When a timing system that uses hydraulic tensioners fails, other areas of the engine must be checked before installing new timing components. The overall condition of the engine has to be good. A worn engine will have problems with oil pressure whether cold or hot, during idle or while driving and could have sludge and dirt built up inside it. A low oil level can introduce air into the oiling system and cause problems with these tensioners resulting in an intermittent pounding effect on the chain instead of constant steady pressure.
Because clogging of these tensioners and VVT solenoids is such a dangerous threat, some OE manufacturers have started putting internal check valves along with oil screens inside of the tensioners and solenoids to extend life. Others are using what’s called a ratchet design that holds tension on the tensioner pin maintaining tension on the chain when the engine isn’t running.
With high feature V6 engines, fatigue life is dependent on how the engine was maintained and the mileage of the vehicle. Experts predict initial failures between 80,000 and 150,000 miles – poorly maintained at the bottom and better maintained near the top of the range.
Worthwhile Repair Opportunity
However, the cost of the repair is worth it for the value of the vehicle, say experts, because with proper maintenance of the rest of the components in the engine and transmission means the vehicle will likely hold up for many tens of thousands of additional miles.

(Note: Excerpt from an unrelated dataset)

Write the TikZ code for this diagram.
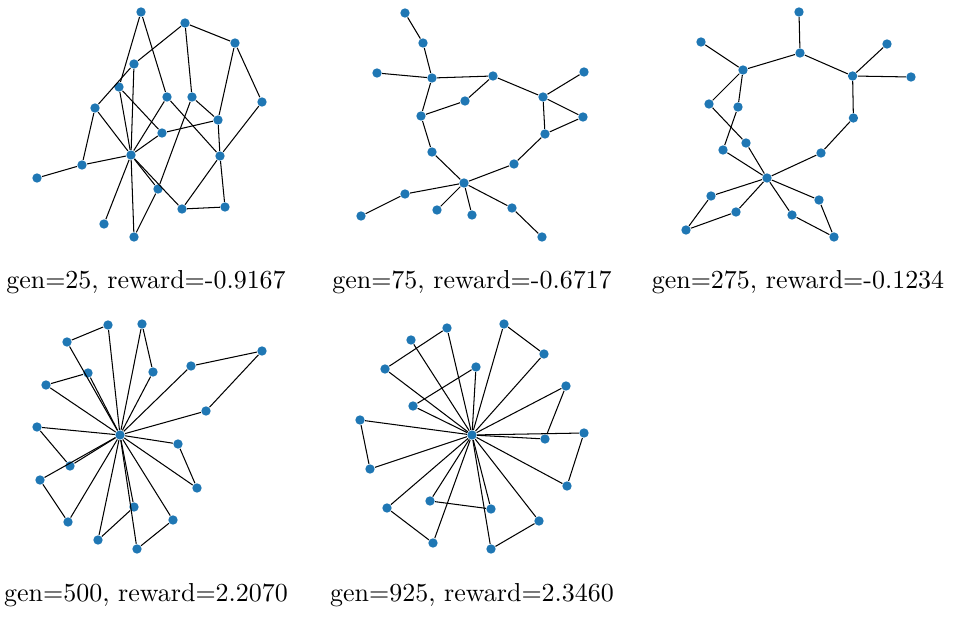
\documentclass[tikz,border=0pt]{standalone}
\usepackage{tikz}
\definecolor{nodeblue}{HTML}{1F77B4}
\begin{document}
\begin{tikzpicture}[x=0.385pt, y=-0.385pt,
  vtx/.style={shape=circle, fill=nodeblue, draw=none, inner sep=0pt, minimum size=3.6pt},
  lnk/.style={-, line width=0.4pt, draw=black},
  title/.style={anchor=base, inner sep=0pt}]
\useasboundingbox (0,0) rectangle (953,619);
% gen=25
\node[vtx] (A1) at (141,12) {};
\node[vtx] (A2) at (185,23) {};
\node[vtx] (A3) at (235,43) {};
\node[vtx] (A4) at (134,64) {};
\node[vtx] (A5) at (119,87) {};
\node[vtx] (A6) at (167,97) {};
\node[vtx] (A7) at (192,97) {};
\node[vtx] (A8) at (262,102) {};
\node[vtx] (A9) at (95,108) {};
\node[vtx] (A10) at (218,120) {};
\node[vtx] (A11) at (162,133) {};
\node[vtx] (A12) at (131,155) {};
\node[vtx] (A13) at (220,156) {};
\node[vtx] (A14) at (82,165) {};
\node[vtx] (A15) at (37,178) {};
\node[vtx] (A16) at (158,189) {};
\node[vtx] (A17) at (182,209) {};
\node[vtx] (A18) at (225,207) {};
\node[vtx] (A19) at (104,224) {};
\node[vtx] (A20) at (134,237) {};
\path[lnk] (A1) edge (A6) edge (A5);
\path[lnk] (A2) edge (A3) edge (A7) edge (A4);
\path[lnk] (A4) edge (A9) edge (A12);
\path[lnk] (A3) edge (A8) edge (A10);
\path[lnk] (A8) edge (A13);
\path[lnk] (A9) edge (A12) edge (A14);
\path[lnk] (A14) edge (A15) edge (A12);
\path[lnk] (A5) edge (A12) edge (A11);
\path[lnk] (A11) edge (A10) edge (A12);
\path[lnk] (A6) edge (A12) edge (A13);
\path[lnk] (A7) edge (A10) edge (A16);
\path[lnk] (A10) edge (A13);
\path[lnk] (A13) edge (A18) edge (A17);
\path[lnk] (A17) edge (A18);
\path[lnk] (A12) edge (A17) edge (A16) edge (A20) edge (A19);
\path[lnk] (A16) edge (A20);
\node[title] (capA) at (146,289) {gen=25, reward=-0.9167};
% gen=75
\node[vtx] (B1) at (405,13) {};
\node[vtx] (B2) at (423,43) {};
\node[vtx] (B3) at (377,73) {};
\node[vtx] (B4) at (432,78) {};
\node[vtx] (B5) at (493,76) {};
\node[vtx] (B6) at (584,72) {};
\node[vtx] (B7) at (543,97) {};
\node[vtx] (B8) at (465,101) {};
\node[vtx] (B9) at (421,116) {};
\node[vtx] (B10) at (583,117) {};
\node[vtx] (B11) at (545,134) {};
\node[vtx] (B12) at (432,152) {};
\node[vtx] (B13) at (514,164) {};
\node[vtx] (B14) at (464,183) {};
\node[vtx] (B15) at (405,194) {};
\node[vtx] (B16) at (361,216) {};
\node[vtx] (B17) at (437,210) {};
\node[vtx] (B18) at (472,215) {};
\node[vtx] (B19) at (512,208) {};
\node[vtx] (B20) at (542,237) {};
\path[lnk] (B1) edge (B2);
\path[lnk] (B4) edge (B2) edge (B3) edge (B5) edge (B9);
\path[lnk] (B8) edge (B9) edge (B5);
\path[lnk] (B7) edge (B5) edge (B6) edge (B10) edge (B11);
\path[lnk] (B11) edge (B10) edge (B13);
\path[lnk] (B12) edge (B9) edge (B14);
\path[lnk] (B14) edge (B13) edge (B15) edge (B17) edge (B18) edge (B19);
\path[lnk] (B15) edge (B16);
\path[lnk] (B19) edge (B20);
\node[title] (capB) at (472,289) {gen=75, reward=-0.6717};
% gen=275
\node[vtx] (C1) at (799,12) {};
\node[vtx] (C2) at (701,42) {};
\node[vtx] (C3) at (887,44) {};
\node[vtx] (C4) at (800,53) {};
\node[vtx] (C5) at (743,70) {};
\node[vtx] (C6) at (852.6,76) {};
\node[vtx] (C7) at (911,77) {};
\node[vtx] (C8) at (709,104) {};
\node[vtx] (C9) at (738,107) {};
\node[vtx] (C10) at (853.4,118) {};
\node[vtx] (C11) at (746,143) {};
\node[vtx] (C12) at (723,150) {};
\node[vtx] (C13) at (821,153) {};
\node[vtx] (C14) at (767,178) {};
\node[vtx] (C15) at (711,196) {};
\node[vtx] (C16) at (819,200) {};
\node[vtx] (C17) at (736,212) {};
\node[vtx] (C18) at (792,215) {};
\node[vtx] (C19) at (686,230) {};
\node[vtx] (C20) at (834,237) {};
\path[lnk] (C4) edge (C1) edge (C5) edge (C6);
\path[lnk] (C5) edge (C2) edge (C8) edge (C9);
\path[lnk] (C6) edge (C3) edge (C7) edge (C10);
\path[lnk] (C13) edge (C10) edge (C14);
\path[lnk] (C11) edge (C8) edge (C14);
\path[lnk] (C12) edge (C9) edge (C14);
\path[lnk] (C14) edge (C15) edge (C17) edge (C16) edge (C18);
\path[lnk] (C19) edge (C15) edge (C17);
\path[lnk] (C20) edge (C16) edge (C18);
\node[title] (capC) at (798,289) {gen=275, reward=-0.1234};
% gen=500
\node[vtx] (D1) at (108,325) {};
\node[vtx] (D2) at (142,324) {};
\node[vtx] (D3) at (67,342) {};
\node[vtx] (D4) at (262,351) {};
\node[vtx] (D5) at (191,366) {};
\node[vtx] (D6) at (88,373) {};
\node[vtx] (D7) at (153,372) {};
\node[vtx] (D8) at (46,385) {};
\node[vtx] (D9) at (206,411) {};
\node[vtx] (D10) at (37,427) {};
\node[vtx] (D11) at (120,435) {};
\node[vtx] (D12) at (178,444) {};
\node[vtx] (D13) at (70,466) {};
\node[vtx] (D14) at (40,480) {};
\node[vtx] (D15) at (197,488) {};
\node[vtx] (D16) at (134,507) {};
\node[vtx] (D17) at (173,520) {};
\node[vtx] (D18) at (68,522) {};
\node[vtx] (D19) at (98,540) {};
\node[vtx] (D20) at (137,549) {};
\path[lnk] (D1) edge (D3);
\path[lnk] (D6) edge (D8);
\path[lnk] (D2) edge (D7);
\path[lnk] (D4) edge (D5) edge (D9);
\path[lnk] (D10) edge (D13);
\path[lnk] (D14) edge (D18);
\path[lnk] (D12) edge (D15);
\path[lnk] (D16) edge (D19);
\path[lnk] (D17) edge (D20);
\path[lnk] (D11) edge (D1) edge (D2) edge (D3) edge (D5) edge (D6) edge (D7) edge (D8) edge (D9)
  edge (D10) edge (D12) edge (D13) edge (D14) edge (D15) edge (D16) edge (D17) edge (D18) edge (D19) edge (D20);
\node[title] (capD) at (146,601) {gen=500, reward=2.2070};
% gen=925
\node[vtx] (E1) at (504,324) {};
\node[vtx] (E2) at (447,328) {};
\node[vtx] (E3) at (411,340) {};
\node[vtx] (E4) at (544,354) {};
\node[vtx] (E5) at (385,369) {};
\node[vtx] (E6) at (476,367) {};
\node[vtx] (E7) at (566,386) {};
\node[vtx] (E8) at (413,406) {};
\node[vtx] (E9) at (360,420) {};
\node[vtx] (E10) at (472,435) {};
\node[vtx] (E11) at (584,433) {};
\node[vtx] (E12) at (545,439) {};
\node[vtx] (E13) at (370,469) {};
\node[vtx] (E14) at (567,486) {};
\node[vtx] (E15) at (387,508) {};
\node[vtx] (E16) at (430,501) {};
\node[vtx] (E17) at (491,509) {};
\node[vtx] (E18) at (539,521) {};
\node[vtx] (E19) at (433,543) {};
\node[vtx] (E20) at (491,549) {};
\path[lnk] (E1) edge (E4);
\path[lnk] (E2) edge (E5);
\path[lnk] (E6) edge (E8);
\path[lnk] (E7) edge (E12);
\path[lnk] (E11) edge (E14);
\path[lnk] (E9) edge (E13);
\path[lnk] (E15) edge (E19);
\path[lnk] (E16) edge (E17);
\path[lnk] (E18) edge (E20);
\path[lnk] (E10) edge (E1) edge (E2) edge (E3) edge (E4) edge (E5) edge (E6) edge (E7) edge (E8) edge (E9)
  edge (E11) edge (E12) edge (E13) edge (E14) edge (E15) edge (E16) edge (E17) edge (E18) edge (E19) edge (E20);
\node[title] (capE) at (472,601) {gen=925, reward=2.3460};
\end{tikzpicture}
\end{document}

So, even though it’s a lot bigger job than with timing belt, it’s still within reason. “A high feature V6 job is not that difficult of a job,” explains one timing expert. “There’s some labor hours to it – probably 8 to 12 hours. It’s going to be an expense, but it is still very doable and it’s not that difficult.”
One of the keys to this platform, he says, is that the high feature V6 is a good application for the aftermarket.
“We’re not chasing down a flawed design like the Ford 4.0L – in that case we had OE failure as well as aftermarket failure. That was especially bad for the aftermarket businesses because they would do the repair and the thing would still fail.
The bottom line, experts say, is that you must use the correct oil type and viscosity. Remind your customers that regular oil changes are more than just a nice idea.